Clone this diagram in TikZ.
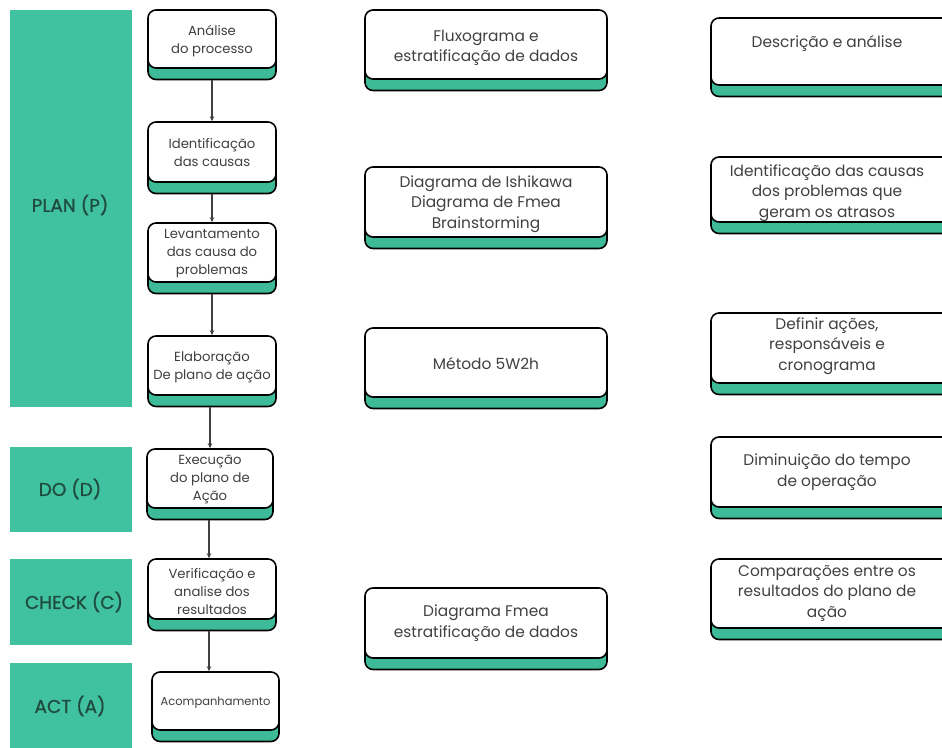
□ □ □ □ □ □ □
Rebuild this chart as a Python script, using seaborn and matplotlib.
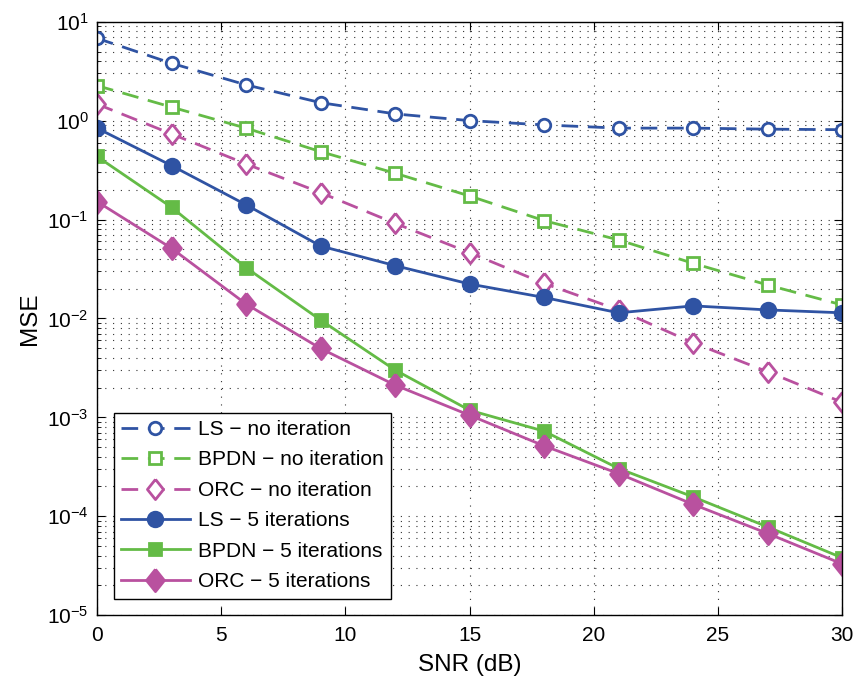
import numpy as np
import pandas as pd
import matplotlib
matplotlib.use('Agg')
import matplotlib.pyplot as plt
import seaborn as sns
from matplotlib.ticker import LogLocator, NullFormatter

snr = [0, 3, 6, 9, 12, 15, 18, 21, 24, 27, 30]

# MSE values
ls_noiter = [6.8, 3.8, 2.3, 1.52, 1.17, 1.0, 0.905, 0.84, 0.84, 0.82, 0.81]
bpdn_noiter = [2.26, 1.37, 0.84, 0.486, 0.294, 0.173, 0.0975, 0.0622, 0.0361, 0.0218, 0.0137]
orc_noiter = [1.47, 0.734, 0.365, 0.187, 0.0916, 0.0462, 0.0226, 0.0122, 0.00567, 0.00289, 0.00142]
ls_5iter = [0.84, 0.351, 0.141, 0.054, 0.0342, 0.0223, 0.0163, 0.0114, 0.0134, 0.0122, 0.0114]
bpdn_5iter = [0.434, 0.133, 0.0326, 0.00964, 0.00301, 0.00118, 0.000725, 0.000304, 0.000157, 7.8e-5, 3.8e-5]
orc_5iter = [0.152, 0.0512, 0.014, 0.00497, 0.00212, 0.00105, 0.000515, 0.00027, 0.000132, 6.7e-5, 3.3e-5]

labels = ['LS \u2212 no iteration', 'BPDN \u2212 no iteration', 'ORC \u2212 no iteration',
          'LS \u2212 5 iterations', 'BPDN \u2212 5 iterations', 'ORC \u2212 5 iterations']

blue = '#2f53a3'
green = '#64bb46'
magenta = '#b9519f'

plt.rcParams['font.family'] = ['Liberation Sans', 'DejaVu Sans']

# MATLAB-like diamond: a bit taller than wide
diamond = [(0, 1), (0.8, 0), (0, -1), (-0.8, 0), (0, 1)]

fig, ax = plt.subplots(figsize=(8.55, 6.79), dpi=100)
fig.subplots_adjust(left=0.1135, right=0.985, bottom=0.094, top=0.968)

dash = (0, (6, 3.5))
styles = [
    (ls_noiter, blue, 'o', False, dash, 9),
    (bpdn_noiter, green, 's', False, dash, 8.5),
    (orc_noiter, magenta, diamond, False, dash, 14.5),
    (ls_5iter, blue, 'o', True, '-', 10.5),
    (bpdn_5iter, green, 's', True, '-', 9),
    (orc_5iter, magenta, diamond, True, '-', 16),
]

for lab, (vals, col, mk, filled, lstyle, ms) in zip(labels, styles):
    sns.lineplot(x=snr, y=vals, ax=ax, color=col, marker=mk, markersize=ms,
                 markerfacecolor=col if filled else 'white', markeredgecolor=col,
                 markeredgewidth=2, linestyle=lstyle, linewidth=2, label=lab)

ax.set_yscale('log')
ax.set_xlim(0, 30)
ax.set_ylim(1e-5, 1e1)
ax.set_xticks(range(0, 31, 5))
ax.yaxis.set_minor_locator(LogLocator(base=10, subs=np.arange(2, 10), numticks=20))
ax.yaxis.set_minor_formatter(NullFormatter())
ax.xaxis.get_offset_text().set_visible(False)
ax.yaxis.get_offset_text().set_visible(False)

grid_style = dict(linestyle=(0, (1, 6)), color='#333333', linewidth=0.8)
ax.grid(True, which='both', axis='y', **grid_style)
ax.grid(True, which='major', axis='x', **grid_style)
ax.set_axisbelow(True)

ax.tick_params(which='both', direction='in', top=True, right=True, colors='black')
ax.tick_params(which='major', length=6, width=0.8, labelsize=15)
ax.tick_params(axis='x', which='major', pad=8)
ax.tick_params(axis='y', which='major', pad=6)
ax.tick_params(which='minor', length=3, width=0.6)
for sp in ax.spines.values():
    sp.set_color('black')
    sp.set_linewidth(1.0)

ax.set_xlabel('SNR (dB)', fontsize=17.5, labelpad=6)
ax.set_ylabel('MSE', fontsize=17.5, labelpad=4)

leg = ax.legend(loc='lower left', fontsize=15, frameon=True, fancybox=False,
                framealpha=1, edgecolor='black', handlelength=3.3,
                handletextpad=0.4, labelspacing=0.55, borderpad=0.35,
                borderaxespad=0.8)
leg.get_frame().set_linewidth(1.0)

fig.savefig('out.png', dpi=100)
□ □ □ □ □ □ □
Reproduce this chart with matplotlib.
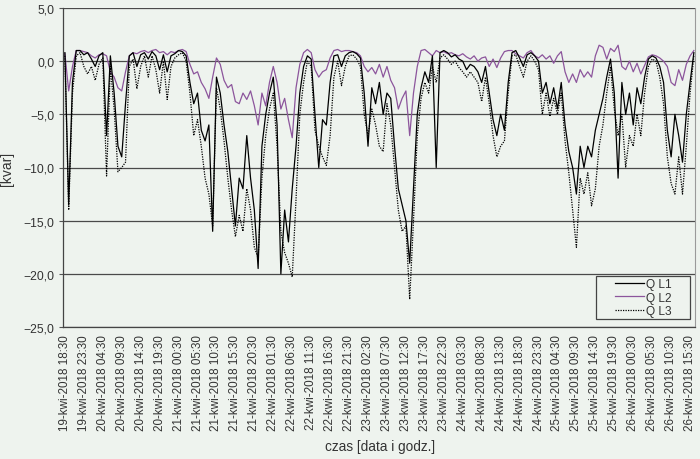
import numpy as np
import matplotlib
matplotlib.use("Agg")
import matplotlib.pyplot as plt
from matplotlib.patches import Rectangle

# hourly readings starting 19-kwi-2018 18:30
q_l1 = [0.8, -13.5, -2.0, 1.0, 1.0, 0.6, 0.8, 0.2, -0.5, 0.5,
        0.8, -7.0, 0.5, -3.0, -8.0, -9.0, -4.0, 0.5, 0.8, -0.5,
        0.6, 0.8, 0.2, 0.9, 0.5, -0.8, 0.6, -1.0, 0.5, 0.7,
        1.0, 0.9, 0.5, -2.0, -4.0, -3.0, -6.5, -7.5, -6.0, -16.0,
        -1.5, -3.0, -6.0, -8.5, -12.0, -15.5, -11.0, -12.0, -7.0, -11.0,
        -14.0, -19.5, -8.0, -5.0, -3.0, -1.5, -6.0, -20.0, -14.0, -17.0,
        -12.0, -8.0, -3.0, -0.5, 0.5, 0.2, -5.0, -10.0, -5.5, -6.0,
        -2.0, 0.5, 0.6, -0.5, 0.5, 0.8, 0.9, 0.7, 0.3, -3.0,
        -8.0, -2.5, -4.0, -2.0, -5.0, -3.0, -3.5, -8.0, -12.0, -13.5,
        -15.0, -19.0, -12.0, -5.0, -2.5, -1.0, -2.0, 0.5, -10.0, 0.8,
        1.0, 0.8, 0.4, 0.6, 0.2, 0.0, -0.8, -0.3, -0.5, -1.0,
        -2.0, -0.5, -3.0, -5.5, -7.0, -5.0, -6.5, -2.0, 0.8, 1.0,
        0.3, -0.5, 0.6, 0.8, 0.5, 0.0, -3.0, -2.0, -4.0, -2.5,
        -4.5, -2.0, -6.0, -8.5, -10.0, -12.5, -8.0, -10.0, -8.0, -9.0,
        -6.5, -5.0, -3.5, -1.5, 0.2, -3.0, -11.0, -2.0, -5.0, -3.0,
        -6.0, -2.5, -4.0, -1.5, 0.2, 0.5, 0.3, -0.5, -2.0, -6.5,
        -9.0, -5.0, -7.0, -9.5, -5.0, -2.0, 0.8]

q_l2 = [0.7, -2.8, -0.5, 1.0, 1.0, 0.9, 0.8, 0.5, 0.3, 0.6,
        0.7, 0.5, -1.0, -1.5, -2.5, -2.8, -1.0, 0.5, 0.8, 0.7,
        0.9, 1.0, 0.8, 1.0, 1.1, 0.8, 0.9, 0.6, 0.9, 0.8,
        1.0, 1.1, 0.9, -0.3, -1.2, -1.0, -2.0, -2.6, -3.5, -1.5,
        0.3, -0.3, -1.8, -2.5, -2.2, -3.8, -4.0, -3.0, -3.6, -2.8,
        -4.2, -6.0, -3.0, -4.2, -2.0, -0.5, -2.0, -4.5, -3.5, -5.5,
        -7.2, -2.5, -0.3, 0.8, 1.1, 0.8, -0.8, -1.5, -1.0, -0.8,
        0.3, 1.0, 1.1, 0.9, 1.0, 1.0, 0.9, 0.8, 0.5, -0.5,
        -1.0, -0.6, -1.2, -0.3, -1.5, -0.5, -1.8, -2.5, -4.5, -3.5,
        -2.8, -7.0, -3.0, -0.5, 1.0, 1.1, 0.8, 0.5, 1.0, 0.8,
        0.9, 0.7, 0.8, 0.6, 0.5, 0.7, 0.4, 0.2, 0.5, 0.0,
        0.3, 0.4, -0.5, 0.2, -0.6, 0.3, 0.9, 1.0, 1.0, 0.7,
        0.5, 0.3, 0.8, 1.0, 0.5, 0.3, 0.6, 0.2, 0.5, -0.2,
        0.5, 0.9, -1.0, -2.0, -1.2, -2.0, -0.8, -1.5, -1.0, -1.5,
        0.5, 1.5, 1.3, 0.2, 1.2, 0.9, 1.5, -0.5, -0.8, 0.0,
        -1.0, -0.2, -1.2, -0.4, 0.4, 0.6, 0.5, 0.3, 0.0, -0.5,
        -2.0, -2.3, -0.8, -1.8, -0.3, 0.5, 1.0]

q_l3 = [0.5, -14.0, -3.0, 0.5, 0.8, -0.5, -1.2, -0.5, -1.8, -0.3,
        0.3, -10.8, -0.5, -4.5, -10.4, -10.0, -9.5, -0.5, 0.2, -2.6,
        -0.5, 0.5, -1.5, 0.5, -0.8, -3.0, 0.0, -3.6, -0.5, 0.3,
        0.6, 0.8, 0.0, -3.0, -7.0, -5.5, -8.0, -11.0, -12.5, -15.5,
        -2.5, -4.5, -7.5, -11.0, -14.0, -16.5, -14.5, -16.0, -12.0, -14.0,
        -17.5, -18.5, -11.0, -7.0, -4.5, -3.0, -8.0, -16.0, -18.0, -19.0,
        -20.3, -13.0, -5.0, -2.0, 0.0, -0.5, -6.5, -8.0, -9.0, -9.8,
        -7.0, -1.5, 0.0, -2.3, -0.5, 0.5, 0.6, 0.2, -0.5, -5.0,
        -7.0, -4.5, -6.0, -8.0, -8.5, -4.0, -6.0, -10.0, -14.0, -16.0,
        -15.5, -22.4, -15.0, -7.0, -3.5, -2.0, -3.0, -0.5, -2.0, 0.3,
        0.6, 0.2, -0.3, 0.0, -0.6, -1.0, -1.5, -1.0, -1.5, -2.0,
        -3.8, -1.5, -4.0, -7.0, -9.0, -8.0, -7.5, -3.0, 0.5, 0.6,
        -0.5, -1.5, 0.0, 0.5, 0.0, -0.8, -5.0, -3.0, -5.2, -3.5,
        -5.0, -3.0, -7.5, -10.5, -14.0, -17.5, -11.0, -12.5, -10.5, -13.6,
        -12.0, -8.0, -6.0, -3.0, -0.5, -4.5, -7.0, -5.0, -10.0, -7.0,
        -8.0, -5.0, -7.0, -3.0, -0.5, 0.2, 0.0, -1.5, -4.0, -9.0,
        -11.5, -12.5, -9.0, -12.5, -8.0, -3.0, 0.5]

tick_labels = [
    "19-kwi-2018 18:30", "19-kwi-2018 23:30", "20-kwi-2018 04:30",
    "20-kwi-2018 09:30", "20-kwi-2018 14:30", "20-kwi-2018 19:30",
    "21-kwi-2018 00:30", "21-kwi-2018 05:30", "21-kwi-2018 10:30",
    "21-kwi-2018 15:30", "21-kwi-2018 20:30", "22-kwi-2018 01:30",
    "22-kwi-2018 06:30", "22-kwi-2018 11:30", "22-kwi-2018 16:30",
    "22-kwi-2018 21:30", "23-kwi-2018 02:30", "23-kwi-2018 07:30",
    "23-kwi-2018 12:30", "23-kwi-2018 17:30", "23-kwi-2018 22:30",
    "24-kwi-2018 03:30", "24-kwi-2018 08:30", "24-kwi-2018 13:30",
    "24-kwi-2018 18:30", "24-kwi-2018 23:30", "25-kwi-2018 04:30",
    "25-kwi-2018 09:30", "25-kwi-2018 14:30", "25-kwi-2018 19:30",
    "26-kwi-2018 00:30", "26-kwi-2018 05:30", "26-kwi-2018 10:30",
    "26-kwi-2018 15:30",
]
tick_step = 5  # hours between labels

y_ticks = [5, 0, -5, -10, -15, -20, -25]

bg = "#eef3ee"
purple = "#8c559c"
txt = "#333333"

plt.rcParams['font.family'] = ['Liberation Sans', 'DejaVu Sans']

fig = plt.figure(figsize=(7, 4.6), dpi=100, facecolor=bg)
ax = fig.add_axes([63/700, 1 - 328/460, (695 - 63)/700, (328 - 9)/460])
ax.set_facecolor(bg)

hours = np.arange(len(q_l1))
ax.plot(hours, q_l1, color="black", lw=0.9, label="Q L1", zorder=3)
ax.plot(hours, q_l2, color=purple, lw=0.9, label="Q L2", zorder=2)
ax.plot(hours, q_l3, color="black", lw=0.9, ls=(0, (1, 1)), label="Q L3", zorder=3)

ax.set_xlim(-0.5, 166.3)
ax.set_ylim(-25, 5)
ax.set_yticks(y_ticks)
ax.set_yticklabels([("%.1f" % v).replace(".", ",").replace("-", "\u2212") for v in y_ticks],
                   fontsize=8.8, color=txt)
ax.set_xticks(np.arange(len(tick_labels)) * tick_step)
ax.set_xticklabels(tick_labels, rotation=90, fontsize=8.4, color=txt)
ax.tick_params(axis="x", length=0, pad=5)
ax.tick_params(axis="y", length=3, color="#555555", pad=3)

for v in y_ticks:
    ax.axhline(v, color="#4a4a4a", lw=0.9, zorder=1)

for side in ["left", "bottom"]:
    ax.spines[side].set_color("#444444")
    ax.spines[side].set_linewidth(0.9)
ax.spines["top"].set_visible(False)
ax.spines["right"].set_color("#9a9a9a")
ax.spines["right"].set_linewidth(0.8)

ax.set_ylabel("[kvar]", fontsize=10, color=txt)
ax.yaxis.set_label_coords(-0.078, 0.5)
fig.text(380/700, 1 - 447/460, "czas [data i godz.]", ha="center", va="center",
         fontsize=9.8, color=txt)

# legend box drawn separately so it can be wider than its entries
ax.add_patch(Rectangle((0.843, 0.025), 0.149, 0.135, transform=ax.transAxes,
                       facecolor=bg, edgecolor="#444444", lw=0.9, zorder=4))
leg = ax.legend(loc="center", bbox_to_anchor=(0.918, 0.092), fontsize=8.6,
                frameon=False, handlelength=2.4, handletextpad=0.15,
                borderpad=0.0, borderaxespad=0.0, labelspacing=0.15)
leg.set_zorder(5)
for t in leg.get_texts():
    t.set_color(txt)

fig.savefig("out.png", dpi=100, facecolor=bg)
□ □ □ □ □ □ □
* SET TASK *
Leave out every picture, then retype exactly the lines from the one containing "Rebuild this chart" through the one containing "24, 27, 30]".

* SOLUTION FOR THIS EXERCISE *
Rebuild this chart as a Python script, using seaborn and matplotlib.
import numpy as np
import pandas as pd
import matplotlib
matplotlib.use('Agg')
import matplotlib.pyplot as plt
import seaborn as sns
from matplotlib.ticker import LogLocator, NullFormatter

snr = [0, 3, 6, 9, 12, 15, 18, 21, 24, 27, 30]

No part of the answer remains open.